In spring 2012, as it became increasingly clear that sequestration wasn’t going to be dealt with until the end of the year, McKeon said in an interview that he would “strongly consider” voting against the debt-limit deal if he could go back in time.

“I voted for it because I was told the supercommittee couldn’t fail, because sequestration was so bad that they would have to come together on that,” McKeon said, referring to the congressional panel that tried unsuccessfully to reach a deficit-reduction agreement.

“Well, obviously it didn’t work, so now we find ourselves in a very difficult situation,” he said last year.

Boehner spokesman Michael Steel declined to elaborate on the Speaker’s comments.

“President Obama needs to understand that out-of-control Washington spending is throttling economic growth, costing jobs and consigning our children to a diminished standard of living,” Steel said. “It is a direct assault on the American Dream, and we are determined to force him to act.”

The Speaker is likely to find more support from some Tea Party-aligned conservatives, who have said they would rather see the sequester take effect than forgo spending cuts entirely.

In the Senate, at least one prominent defense hawk, Sen. Lindsey Graham (R-S.C.), adopted similar thinking to Boehner when the fiscal-cliff negotiations had stalled late last month.

Graham said that he was willing to “let it go through” if the alternative was a deal that raised taxes without addressing entitlements.

“I just think that I’m not going to make bad policy to try to avoid sequestration,” Graham said. “It’s a terrible idea, but we’re not going to use sequestration to start making bad tax policy and do a deal that doesn’t reform entitlements.”

Boehner is facing similar pushback from the left for another claim in the Journal article: that Obama’s liberal base will pressure him to cut a deal on the sequester rather than have its domestic cuts take effect. Liberals have criticized the domestic cuts for hitting Medicare providers, HIV/AIDS programs and a fund for first-responders and survivors of the terrorist attacks of Sept. 11, 2001.

In interviews, progressives said they opposed the sequester cuts on a number of grounds but would not trade them for the prize Republicans want: benefit cuts to entitlement programs like Social Security, Medicare and Medicaid.

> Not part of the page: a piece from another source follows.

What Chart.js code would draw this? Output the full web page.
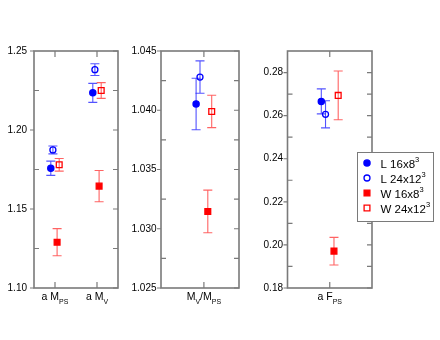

“If Speaker Boehner thinks Democrats will support slashing the retirement of middle-class Americans in order to avoid the sequester, he is wrong,” said Rep. Keith Ellison (D-Minn.), co-chairman of the Congressional Progressive Caucus. “We will see if he has the resolve to implement the Pentagon cuts his party opposes, but this is certain: progressives will not sacrifice American seniors to pay for another tax break for millionaires.”

A House Democratic aide said Boehner was simply “bluffing” and that his comments were a clear signal that he did not believe he could fight to the end on the debt ceiling, an issue on which Obama has vowed not to negotiate.

“He’s looking for a way to find leverage, but his conference would not let the sequester go into effect,” the aide said.

Rep. Jan Schakowsky (D-Ill.) said she did not support the sequester cuts, but she noted that it did not hurt Medicare and Medicaid beneficiaries. “Look, the sequester did protect a lot of the programs that we care about.”

Still, she added, “I think we can do better.”